- **Records provided**:
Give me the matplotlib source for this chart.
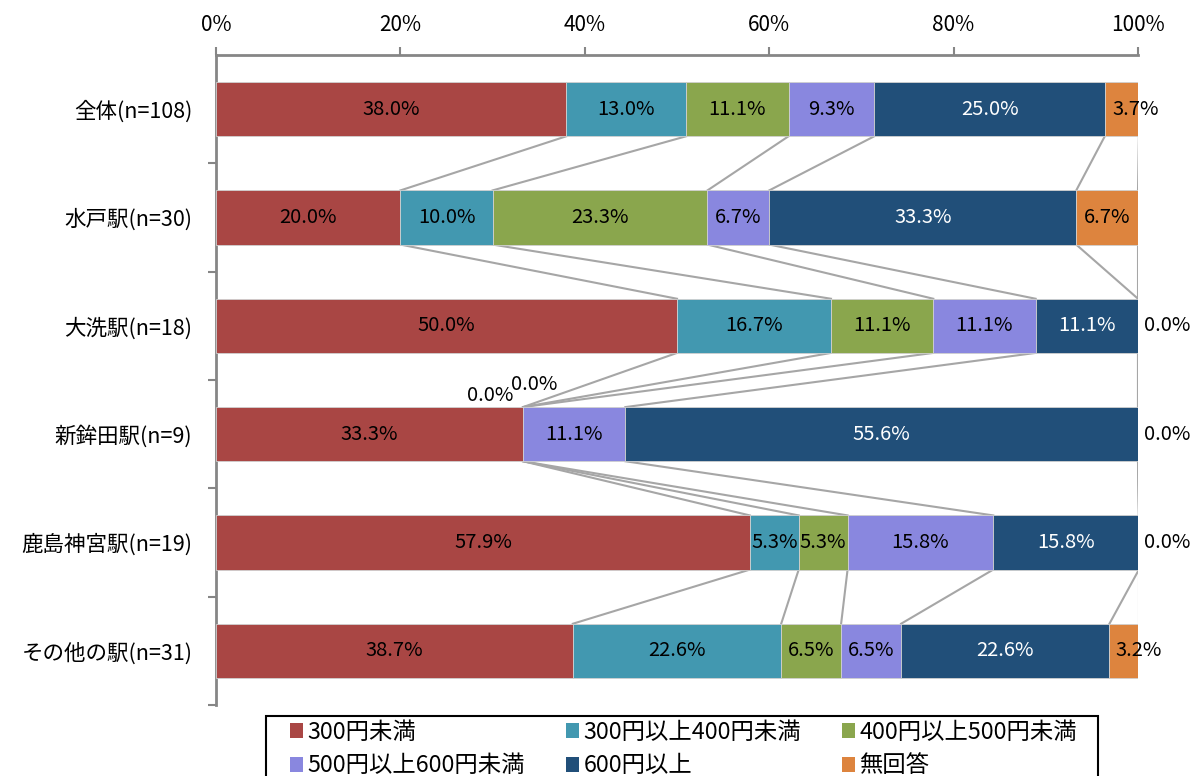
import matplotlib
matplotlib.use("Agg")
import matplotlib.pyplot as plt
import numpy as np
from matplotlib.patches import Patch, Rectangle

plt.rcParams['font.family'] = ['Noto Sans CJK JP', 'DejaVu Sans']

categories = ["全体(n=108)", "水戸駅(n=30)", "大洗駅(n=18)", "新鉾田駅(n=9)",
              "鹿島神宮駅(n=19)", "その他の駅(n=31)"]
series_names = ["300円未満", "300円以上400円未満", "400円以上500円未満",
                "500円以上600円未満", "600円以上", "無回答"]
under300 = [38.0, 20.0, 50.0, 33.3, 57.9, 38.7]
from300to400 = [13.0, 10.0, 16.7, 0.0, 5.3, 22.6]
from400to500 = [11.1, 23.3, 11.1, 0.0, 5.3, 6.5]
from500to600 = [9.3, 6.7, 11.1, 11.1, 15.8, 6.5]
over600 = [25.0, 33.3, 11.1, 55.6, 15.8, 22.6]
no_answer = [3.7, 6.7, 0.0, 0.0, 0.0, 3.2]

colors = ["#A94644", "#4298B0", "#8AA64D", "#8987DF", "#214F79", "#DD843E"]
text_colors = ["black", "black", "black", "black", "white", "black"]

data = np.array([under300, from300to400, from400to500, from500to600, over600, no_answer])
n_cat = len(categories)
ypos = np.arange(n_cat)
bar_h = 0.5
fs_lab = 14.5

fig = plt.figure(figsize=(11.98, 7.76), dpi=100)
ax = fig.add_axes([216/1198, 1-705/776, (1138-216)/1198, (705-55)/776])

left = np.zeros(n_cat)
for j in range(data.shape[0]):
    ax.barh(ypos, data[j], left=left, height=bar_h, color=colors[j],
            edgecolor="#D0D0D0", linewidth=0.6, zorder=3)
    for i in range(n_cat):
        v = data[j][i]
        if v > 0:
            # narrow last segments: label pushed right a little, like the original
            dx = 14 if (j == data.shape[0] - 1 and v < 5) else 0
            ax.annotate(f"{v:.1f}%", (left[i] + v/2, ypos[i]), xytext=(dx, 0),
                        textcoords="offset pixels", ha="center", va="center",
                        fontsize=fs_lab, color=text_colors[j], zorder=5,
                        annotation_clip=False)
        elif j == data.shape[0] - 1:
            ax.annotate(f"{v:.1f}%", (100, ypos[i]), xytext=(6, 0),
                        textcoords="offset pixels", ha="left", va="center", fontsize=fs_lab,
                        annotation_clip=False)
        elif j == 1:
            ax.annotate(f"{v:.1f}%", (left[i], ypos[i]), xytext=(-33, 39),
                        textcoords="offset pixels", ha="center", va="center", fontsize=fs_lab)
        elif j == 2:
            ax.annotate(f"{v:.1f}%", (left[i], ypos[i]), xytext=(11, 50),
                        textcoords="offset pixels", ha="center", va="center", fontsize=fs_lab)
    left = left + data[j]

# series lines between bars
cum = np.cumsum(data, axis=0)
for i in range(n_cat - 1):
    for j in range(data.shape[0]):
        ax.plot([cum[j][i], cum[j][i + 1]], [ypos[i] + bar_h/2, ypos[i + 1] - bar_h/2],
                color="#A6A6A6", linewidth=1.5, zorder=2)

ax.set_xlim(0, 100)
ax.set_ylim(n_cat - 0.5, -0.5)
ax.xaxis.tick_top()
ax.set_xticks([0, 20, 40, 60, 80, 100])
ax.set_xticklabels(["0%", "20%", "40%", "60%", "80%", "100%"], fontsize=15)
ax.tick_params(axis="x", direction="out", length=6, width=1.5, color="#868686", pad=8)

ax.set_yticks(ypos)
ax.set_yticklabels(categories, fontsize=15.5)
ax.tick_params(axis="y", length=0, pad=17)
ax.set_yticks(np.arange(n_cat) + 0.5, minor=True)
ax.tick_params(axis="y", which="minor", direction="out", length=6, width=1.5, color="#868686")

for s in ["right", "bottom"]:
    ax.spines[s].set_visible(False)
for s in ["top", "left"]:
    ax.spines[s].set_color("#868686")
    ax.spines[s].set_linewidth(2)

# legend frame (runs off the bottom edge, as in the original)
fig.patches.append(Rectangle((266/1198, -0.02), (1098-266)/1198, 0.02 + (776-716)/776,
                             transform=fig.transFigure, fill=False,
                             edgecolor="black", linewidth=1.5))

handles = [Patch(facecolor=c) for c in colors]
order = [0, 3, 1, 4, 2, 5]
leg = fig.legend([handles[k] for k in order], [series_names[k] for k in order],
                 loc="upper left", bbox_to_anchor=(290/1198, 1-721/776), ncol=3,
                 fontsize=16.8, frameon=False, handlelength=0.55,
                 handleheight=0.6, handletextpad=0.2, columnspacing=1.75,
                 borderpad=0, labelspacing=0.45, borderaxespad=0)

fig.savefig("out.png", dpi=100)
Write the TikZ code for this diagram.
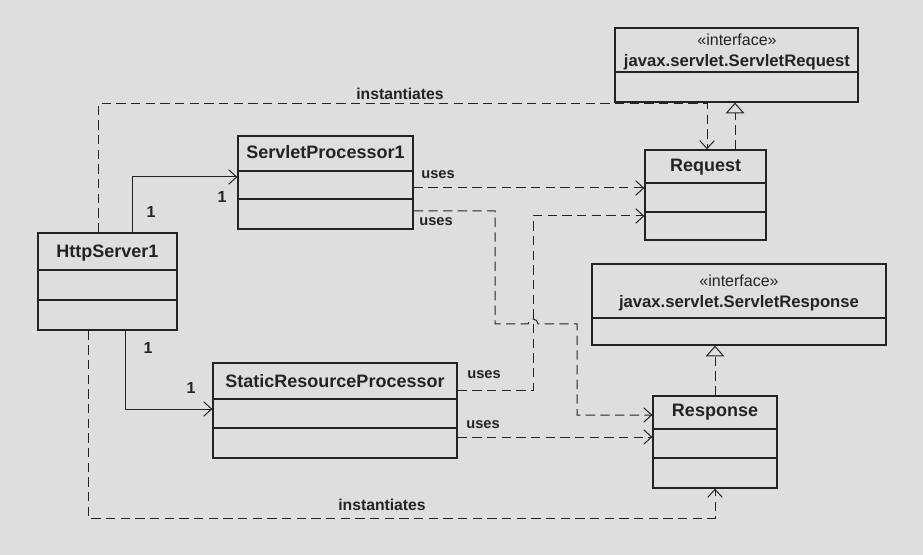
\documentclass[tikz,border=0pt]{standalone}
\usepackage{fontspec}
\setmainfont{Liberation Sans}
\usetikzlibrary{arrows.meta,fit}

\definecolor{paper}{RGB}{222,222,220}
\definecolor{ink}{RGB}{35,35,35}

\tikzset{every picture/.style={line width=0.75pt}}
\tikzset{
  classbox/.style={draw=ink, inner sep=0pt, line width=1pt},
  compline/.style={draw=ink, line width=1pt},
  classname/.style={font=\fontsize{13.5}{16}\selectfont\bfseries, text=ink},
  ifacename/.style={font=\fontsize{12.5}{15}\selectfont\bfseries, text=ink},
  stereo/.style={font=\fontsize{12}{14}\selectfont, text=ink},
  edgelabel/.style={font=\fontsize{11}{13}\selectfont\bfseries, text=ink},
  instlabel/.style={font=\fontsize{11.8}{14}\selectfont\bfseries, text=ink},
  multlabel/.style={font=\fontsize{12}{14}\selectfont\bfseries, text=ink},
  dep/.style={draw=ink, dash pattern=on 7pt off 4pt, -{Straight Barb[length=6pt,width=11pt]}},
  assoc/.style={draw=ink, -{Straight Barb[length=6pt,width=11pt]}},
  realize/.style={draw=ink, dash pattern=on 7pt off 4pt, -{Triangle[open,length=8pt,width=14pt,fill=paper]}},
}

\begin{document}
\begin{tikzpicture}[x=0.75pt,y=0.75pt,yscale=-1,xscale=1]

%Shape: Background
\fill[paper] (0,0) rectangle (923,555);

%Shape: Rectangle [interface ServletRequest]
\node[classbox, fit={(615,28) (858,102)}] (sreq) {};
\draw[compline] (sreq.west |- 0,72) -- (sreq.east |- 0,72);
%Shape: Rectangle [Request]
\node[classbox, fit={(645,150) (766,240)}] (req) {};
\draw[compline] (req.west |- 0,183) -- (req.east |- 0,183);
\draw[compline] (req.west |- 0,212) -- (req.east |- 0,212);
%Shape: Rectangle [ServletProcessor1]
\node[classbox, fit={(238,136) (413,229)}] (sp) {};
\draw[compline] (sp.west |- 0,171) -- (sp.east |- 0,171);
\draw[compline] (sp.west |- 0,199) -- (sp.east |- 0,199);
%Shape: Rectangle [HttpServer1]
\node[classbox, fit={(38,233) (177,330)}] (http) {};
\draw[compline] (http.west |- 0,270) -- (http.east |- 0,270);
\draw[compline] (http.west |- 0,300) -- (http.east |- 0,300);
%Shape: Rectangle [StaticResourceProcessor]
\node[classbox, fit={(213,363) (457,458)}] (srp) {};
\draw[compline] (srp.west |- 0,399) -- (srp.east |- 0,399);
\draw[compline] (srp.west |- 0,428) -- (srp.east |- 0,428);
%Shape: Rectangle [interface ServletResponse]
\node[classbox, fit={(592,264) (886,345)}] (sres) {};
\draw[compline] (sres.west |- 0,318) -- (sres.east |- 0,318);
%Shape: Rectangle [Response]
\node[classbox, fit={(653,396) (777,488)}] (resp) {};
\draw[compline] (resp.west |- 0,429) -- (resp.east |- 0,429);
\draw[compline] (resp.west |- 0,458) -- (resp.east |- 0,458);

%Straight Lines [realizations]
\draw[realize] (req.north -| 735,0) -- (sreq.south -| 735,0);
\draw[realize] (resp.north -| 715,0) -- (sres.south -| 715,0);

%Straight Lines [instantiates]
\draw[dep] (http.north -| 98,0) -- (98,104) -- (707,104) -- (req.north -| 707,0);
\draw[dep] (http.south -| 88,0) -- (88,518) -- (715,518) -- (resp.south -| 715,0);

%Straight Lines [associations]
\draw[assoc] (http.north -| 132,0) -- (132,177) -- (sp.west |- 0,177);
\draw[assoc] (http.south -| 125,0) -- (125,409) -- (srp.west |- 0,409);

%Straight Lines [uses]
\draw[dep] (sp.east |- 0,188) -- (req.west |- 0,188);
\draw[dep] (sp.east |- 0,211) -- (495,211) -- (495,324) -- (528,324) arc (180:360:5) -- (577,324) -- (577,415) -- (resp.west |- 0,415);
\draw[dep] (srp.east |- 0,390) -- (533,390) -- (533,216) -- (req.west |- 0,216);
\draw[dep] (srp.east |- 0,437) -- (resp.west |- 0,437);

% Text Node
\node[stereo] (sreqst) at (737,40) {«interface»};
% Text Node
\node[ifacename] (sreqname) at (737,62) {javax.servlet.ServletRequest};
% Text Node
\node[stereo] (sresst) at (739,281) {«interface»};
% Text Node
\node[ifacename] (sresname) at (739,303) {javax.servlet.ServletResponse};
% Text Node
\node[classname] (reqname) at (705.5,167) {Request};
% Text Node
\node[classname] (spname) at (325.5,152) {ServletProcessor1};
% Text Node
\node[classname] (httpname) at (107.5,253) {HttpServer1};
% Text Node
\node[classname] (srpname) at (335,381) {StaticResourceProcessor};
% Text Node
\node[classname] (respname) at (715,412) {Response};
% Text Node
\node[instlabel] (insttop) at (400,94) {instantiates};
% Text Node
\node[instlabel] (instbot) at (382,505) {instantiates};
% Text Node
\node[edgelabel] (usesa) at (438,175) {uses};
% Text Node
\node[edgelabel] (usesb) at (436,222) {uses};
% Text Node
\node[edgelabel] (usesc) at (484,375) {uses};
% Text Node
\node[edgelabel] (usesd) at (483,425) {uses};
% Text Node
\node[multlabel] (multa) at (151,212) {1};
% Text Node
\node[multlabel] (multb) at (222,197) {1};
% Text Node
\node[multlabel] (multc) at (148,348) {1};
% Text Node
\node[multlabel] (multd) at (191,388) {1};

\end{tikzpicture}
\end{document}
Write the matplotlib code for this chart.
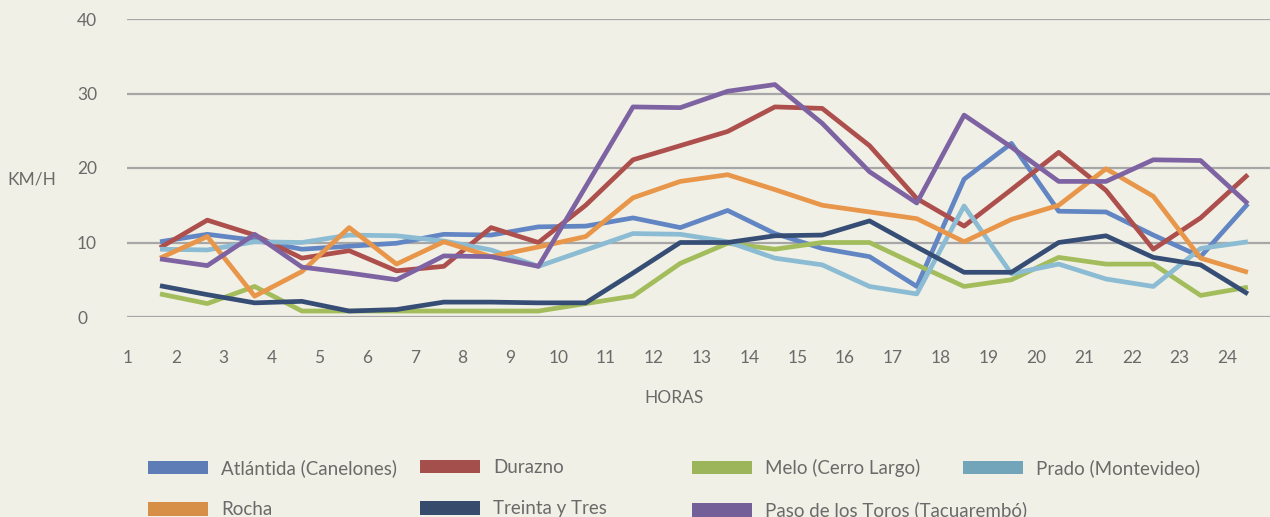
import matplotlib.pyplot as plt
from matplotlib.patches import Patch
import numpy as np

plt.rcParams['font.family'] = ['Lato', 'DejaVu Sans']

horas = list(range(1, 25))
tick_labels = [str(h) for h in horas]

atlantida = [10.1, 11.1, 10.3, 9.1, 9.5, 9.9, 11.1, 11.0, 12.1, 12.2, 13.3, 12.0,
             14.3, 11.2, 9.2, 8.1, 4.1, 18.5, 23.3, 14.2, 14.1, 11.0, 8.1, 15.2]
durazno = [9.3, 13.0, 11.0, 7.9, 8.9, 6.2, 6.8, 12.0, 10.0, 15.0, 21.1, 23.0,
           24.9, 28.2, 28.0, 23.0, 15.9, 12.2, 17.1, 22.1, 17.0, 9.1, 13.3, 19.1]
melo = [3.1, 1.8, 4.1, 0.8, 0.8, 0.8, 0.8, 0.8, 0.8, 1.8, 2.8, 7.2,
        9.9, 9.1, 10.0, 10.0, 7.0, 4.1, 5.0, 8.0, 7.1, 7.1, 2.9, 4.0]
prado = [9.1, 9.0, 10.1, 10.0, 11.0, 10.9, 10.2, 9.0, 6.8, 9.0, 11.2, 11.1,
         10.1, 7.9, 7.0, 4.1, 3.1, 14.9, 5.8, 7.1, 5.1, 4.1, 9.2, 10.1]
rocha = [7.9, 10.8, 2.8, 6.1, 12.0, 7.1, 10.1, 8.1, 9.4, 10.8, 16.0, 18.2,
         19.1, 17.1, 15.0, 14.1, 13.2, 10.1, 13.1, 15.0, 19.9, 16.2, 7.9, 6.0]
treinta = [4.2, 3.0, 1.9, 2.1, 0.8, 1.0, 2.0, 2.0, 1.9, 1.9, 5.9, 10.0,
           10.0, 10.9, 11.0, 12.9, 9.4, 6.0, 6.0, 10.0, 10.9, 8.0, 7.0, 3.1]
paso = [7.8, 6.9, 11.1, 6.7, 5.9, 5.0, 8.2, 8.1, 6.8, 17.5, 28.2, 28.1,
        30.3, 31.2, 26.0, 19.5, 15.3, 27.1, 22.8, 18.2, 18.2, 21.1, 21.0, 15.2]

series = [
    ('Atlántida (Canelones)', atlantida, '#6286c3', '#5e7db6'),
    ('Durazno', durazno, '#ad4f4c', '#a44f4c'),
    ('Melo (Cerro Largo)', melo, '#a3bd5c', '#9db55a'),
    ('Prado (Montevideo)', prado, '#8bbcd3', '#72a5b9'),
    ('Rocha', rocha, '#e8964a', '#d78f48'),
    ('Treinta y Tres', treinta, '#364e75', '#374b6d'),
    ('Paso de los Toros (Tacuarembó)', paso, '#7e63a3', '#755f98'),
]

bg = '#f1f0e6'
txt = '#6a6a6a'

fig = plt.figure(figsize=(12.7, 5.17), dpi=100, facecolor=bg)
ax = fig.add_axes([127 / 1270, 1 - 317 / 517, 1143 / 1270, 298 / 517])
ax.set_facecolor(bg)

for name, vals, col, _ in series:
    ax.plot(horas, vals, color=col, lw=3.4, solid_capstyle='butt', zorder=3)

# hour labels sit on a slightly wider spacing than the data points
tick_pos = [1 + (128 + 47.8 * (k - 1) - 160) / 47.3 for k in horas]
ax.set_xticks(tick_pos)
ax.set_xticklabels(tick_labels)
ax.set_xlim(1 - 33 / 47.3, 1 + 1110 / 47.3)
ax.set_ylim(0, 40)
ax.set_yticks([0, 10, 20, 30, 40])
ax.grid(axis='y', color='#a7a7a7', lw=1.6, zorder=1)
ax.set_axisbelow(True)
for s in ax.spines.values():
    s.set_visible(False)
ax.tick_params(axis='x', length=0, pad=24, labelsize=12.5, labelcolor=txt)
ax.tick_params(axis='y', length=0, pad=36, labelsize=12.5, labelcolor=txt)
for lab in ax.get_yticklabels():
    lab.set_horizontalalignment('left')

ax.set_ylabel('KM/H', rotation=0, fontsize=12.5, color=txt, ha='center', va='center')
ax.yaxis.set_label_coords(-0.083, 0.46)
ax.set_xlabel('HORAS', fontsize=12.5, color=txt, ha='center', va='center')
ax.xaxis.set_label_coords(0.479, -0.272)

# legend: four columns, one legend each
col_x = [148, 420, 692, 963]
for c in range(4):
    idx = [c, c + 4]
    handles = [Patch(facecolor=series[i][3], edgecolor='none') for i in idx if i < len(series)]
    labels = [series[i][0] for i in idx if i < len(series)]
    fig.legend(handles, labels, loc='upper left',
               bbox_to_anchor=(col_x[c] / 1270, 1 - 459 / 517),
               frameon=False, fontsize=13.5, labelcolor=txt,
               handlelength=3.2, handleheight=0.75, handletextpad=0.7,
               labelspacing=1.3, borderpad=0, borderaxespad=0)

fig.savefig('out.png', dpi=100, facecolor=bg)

- **Your task**:
Look above for the line with "Write the matplotlib code for this chart." and copy exactly from it through the line with "tick_labels = [str(h) for h in horas]", both included. Omit the pictures.

- **Solution**:
Write the matplotlib code for this chart.
import matplotlib.pyplot as plt
from matplotlib.patches import Patch
import numpy as np

plt.rcParams['font.family'] = ['Lato', 'DejaVu Sans']

horas = list(range(1, 25))
tick_labels = [str(h) for h in horas]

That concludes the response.